Wherever you are, and however you celebrate (or not) may you have a good festive season. As Calvin and Hobbes remind us, “the best presents don’t come in boxes.” Here is the news.
- There has been a rain of fish in Shropshire, England. Thats fish, singular.
- Radio waves from mobile phones harm body cells and damage DNA, a laboratory study has shown. Perhaps mobile phones will just make us all X-men, which would be cool.
- The Metropolitan Police Force has been criticised for sending its officers on a course which helps identify the satanic ritual abuse of children by experts who say such abuse does not exist.
- Methane burps, a ticking time-bomb concealed under the Artic tundra.
- Germany shines a beam on the energy of the future as world’s largest solar energy plant comes on line.
- A NASA spacecraft has detected three dozen “massive, baby galaxies” forming relatively close to our own Milky Way.
- Who is it that keeps the miscreants in business by opening e-mail spam? Canadians, it seems. Eh.
- If you’re going to have a bunch of killer drones roaming the skies, you better make damn sure you can control ’em. Remote control for killer drones as the X-45A is put through it’s paces.
- Small asteroid passes between Earth and satellites. Once again, I’m reassured by the fact that astronomers didn’t see it until after it had passed.
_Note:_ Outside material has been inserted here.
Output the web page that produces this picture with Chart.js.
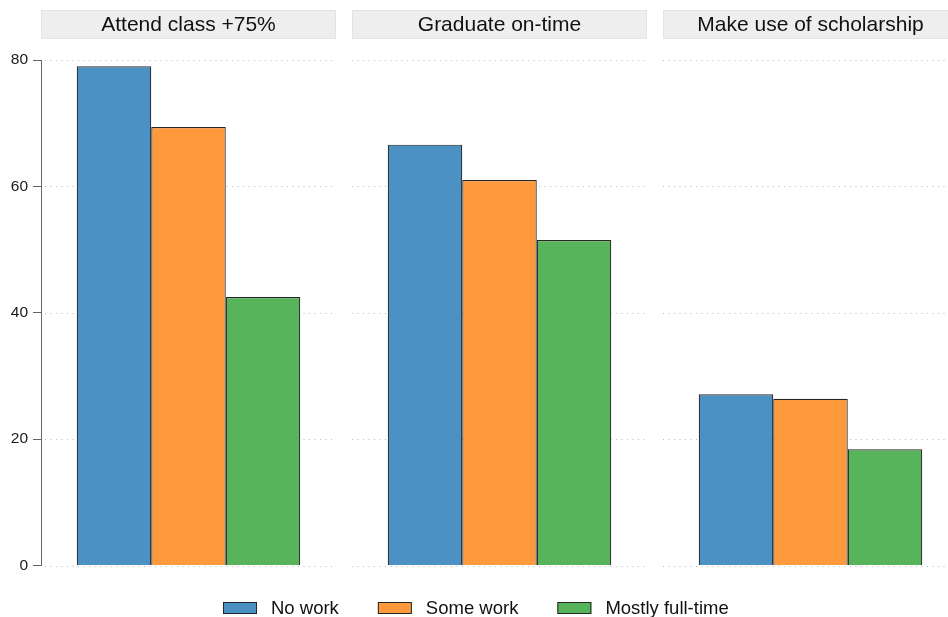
<!DOCTYPE html>
<html>
<head>
<meta charset="utf-8">
<script src="https://cdn.jsdelivr.net/npm/chart.js@4.4.1/dist/chart.umd.min.js"></script>
<style>
  html, body { margin: 0; padding: 0; background: #ffffff; overflow: hidden; }
  #wrap { position: relative; width: 948px; height: 617px; }
</style>
</head>
<body>
<div id="wrap"><canvas id="c" width="948" height="617"></canvas></div>
<script>
// ---- data ----
const categories = ['Attend class +75%', 'Graduate on-time', 'Make use of scholarship'];
const seriesNames = ['No work', 'Some work', 'Mostly full-time'];
const noWork = [79.0, 66.6, 27.1];
const someWork = [69.4, 61.0, 26.4];
const fullTime = [42.5, 51.5, 18.4];
const yTicks = [0, 20, 40, 60, 80];

// ---- styling ----
const colors = ['#4b91c3', '#fe993c', '#58b45a'];
const BORDER = '#262626';
const FONT = '"Liberation Sans", Arial, Helvetica, sans-serif';
const HALF = 0.4743;          // half panel width in category units
const XMIN = -HALF, XMAX = 2.4421;

const seriesValues = [noWork, someWork, fullTime];
const datasets = seriesNames.map((name, s) => ({
  label: name,
  data: categories.map((c, i) => ({ x: i, y: seriesValues[s][i] })),
  backgroundColor: colors[s],
  borderColor: BORDER,
  borderWidth: 1.2,
  categoryPercentage: 0.7187,
  barPercentage: 1.0
}));

const panelPlugin = {
  id: 'panels',
  beforeDatasetsDraw(chart) {
    const ctx = chart.ctx, xs = chart.scales.x, ys = chart.scales.y;
    ctx.save();
    categories.forEach((cat, i) => {
      const x0 = Math.round(xs.getPixelForValue(i - HALF));
      const x1 = Math.round(xs.getPixelForValue(i + HALF));
      // header strip
      ctx.fillStyle = '#eeeeee';
      ctx.fillRect(x0, 10, x1 - x0, 29);
      ctx.strokeStyle = '#dfe5ea';
      ctx.lineWidth = 1;
      ctx.strokeRect(x0 + 0.5, 10.5, x1 - x0 - 1, 28);
      ctx.fillStyle = '#111111';
      ctx.font = '21px ' + FONT;
      ctx.textAlign = 'center';
      ctx.textBaseline = 'middle';
      ctx.fillText(cat, (x0 + x1) / 2, 25);
      // dotted gridlines
      ctx.strokeStyle = '#b8b8b8';
      ctx.setLineDash([1, 4.5]);
      yTicks.forEach(t => {
        const y = Math.round(ys.getPixelForValue(t)) + 0.5;
        ctx.beginPath();
        ctx.moveTo(x0 + (i === 0 ? 4 : 0), y);
        ctx.lineTo(x1, y);
        ctx.stroke();
      });
      ctx.setLineDash([]);
    });
    ctx.restore();
  }
};

const legendPlugin = {
  id: 'customLegend',
  afterDraw(chart) {
    const ctx = chart.ctx;
    ctx.save();
    ctx.font = '18.5px ' + FONT;
    const boxW = 34, boxH = 12, gap = 14, spacing = 39;
    const widths = seriesNames.map(n => ctx.measureText(n).width);
    const total = widths.reduce((a, w) => a + boxW + gap + w, 0) + spacing * (seriesNames.length - 1);
    let x = Math.round(476 - total / 2);
    const yc = 608;
    seriesNames.forEach((n, s) => {
      ctx.fillStyle = colors[s];
      ctx.fillRect(x, yc - boxH / 2, boxW, boxH);
      ctx.strokeStyle = BORDER;
      ctx.lineWidth = 1;
      ctx.strokeRect(x + 0.5, yc - boxH / 2 + 0.5, boxW - 1, boxH - 1);
      ctx.fillStyle = '#111111';
      ctx.textAlign = 'left';
      ctx.textBaseline = 'middle';
      ctx.fillText(n, x + boxW + gap, yc + 1);
      x += boxW + gap + widths[s] + spacing;
    });
    ctx.restore();
  }
};

new Chart(document.getElementById('c'), {
  type: 'bar',
  data: { datasets },
  options: {
    responsive: false,
    animation: false,
    layout: { padding: { top: 60, bottom: 51.5, left: 0, right: 0 } },
    plugins: { legend: { display: false }, tooltip: { enabled: false }, title: { display: false } },
    scales: {
      x: {
        type: 'linear',
        display: false,
        min: XMIN,
        max: XMAX,
        offset: false,
        afterBuildTicks: (scale) => { scale.ticks = categories.map((c, i) => ({ value: i })); }
      },
      y: {
        min: 0,
        max: 80,
        afterBuildTicks: (scale) => { scale.ticks = yTicks.map(v => ({ value: v })); },
        afterFit: (scale) => { scale.width = 41; },
        border: { display: true, color: '#666666', width: 1 },
        grid: { drawOnChartArea: false, drawTicks: true, tickLength: 8, tickColor: '#666666' },
        ticks: { color: '#1a1a1a', padding: 5, font: { size: 15.5, family: FONT } }
      }
    }
  },
  plugins: [panelPlugin, legendPlugin]
});
</script>
</body>
</html>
- The ESA has announced the 2005 Clarke-Bradbury competition. This time the idea is to produce a short story or art on the subject of space elevators. Winners get $600 US so get writing, folks.
- Massive Delta-4 rocket makes maiden flight. It still fails to release it’s payload satellite though. What is it with rocketry lately…performance anxiety?
- Japanese and US scientists in Antarctica plan to search the edge of space for some of the rarest creatures in the universe – bits of antimatter from primordial black holes.
- An ancient civilisation was flourishing in Peru over 5,000 years ago, making it the oldest known complex society in the Americas.
- Images from a European space probe suggest the Mars volcanoes are possibly still active.
- Archeologists in Cana have found stone water jars in an ancient house, but deciding this is the scene of the first miracle of Jesus may be stretching a bit.
- A New Mexico religious group gains the right to drink psychedelic toxic tea if they want to.
- If the polar ice-cap melts, where will we tell our children Santa lives?
- Astro-children. More and more Indian parents are opting to have their children delivered at the time suggested by local astrologers.
- A new study says that the idea that terminal cancer patients can postpone dying for important events is a myth.
- Here’s a review of the book Brainwashing: The Science of Thought Control (Amazon UK) by Kathleen Taylor.
- Earliest depiction of rainbow found? Or perhaps a boat, or a banana, or an eaten slice of watermelon…
- An ultrafast supercomputer is to simulate a nuclear explosion at 360 trillion calculations a second.
- Heart rhythms appear to be circadian in nature. Sure, mine doesn’t start till midday each day.
- Scientists have discovered new fish and insect species, including a “monster cockroach”, living in caves in the remote East Kalimantan province of Indonesia.
- In Mexico, 7,000 years of religion in one location shows how ritual changed as society evolved.
- The remains of two Amazon warriors serving with the Roman army in Britain have been discovered in a cemetery that has astonished archaeologists.
- As if the troops didn’t have enough worries from the insurgents in front and “compassionate” Rummie behind, now a rare and dangerous form of pneumonia has stricken U.S. soldiers in Iraq at an unusually high rate.
- For the last six months, ghost hunters have been investigating a former shipyard on Merseyside, England.
- The excellent Annalee Newitz gets annoyed by futurists again – “To claim that the Internet’s influence over social life is so profound that it’s the first big thing to happen to humans since language and composite tools is clearly absurd”.
- ‘Better Humans’ continues it’s examination of the transhumanism debate with a call for more careful use of language.
- Lastly, here is my personal Yule present to all the TDG readers…some cartoons of Calvin and Hobbes writing to Santa.
Thanks Greg, for the assistance.
Quote of the Day:
If mom and dad cared about me at all, they’d buy me some infra-red nighttime vision goggles.